If this would work I will use a clean and sanitized stopper and length of hose to my CO2 regulator. A filter may still be a good idea.

I guess my biggest concern is the size of the dip tube. I keg in corney's. And the I.D. of the tube is 1/4" or so. Not sure if that will be too restricted for a good rate of flow. When I rack with the hose I use 1/2" and it flows well. I just don't like the open keg, and the hose in the beer.

I figure if it is a good way to rack, then someone here will have done it. If not I can try it with water to see what happens.
 
what your need is a Spunding Valve on the receiving corny.

When I do this, I purge the corny to about 5psi, then do a pressurized transfer - try to match the rates of CO2 into the fermenter and the spunding valve.

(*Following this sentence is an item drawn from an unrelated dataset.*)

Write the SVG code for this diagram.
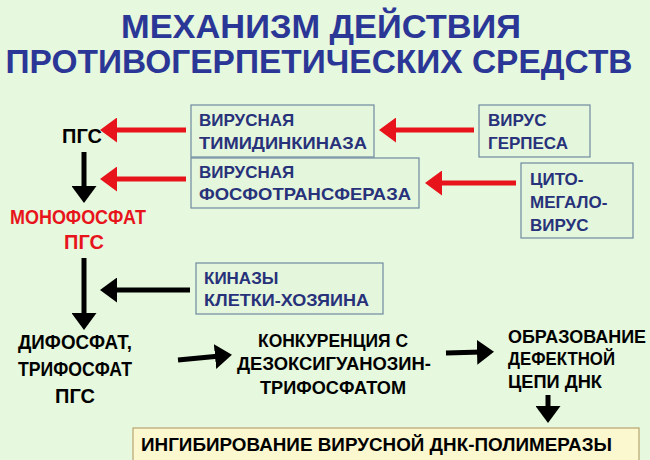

Fill via the "Out" port to reduce foaming.

Since I've been doing 10g batches lately, I have a Y between two cornies that fill them both (and on the spunding side too).

EDIT : https://www.homebrewtalk.com/f35/conical-keg-illustrated-75794/#post794717
 
I put kegs on a scale and fill by weight so I don't need to open them to visually check the level.

You can pull the pressure relief valve every once in a while, or get a spunding valve or just simply a needle valve and open it a crack (which is what I do)
 
The dip tube is the real flow constrictor but I'm generally in no big hurry. If you've got your racking arm turned to the right spot, you'd just want to run it until it stops so you can walk away for a bit. I actually have a liquid QD that has a 3/8" hose barb on it, but due to the dip tube, I doubt it's doing anything for me.

Is the question related to not having enough gravity? I don't know which conical you have but many of them cannot be pressurized more than 1psi or so.
 
One thing to note - if your going to do this, you might want to have a HEPA filter on that blowoff tube and take it out of the blowoff :) It will create a vacuum in there.

I'm no expert on this, but I did sleep at a Holiday Inn last night.

The other way to go is to put a jumper between the top of the conical to the receiving corny gas QD so while beer is displacing the CO2 in the corny, it's going back into the conical. Closed system.
 
Nice find Larry. Exactly what I have in mind.

A couple of reasons I'm thinking of this. I like the idea of a closed system on the cold side. And I never did like the idea of the hose sticking in my beer.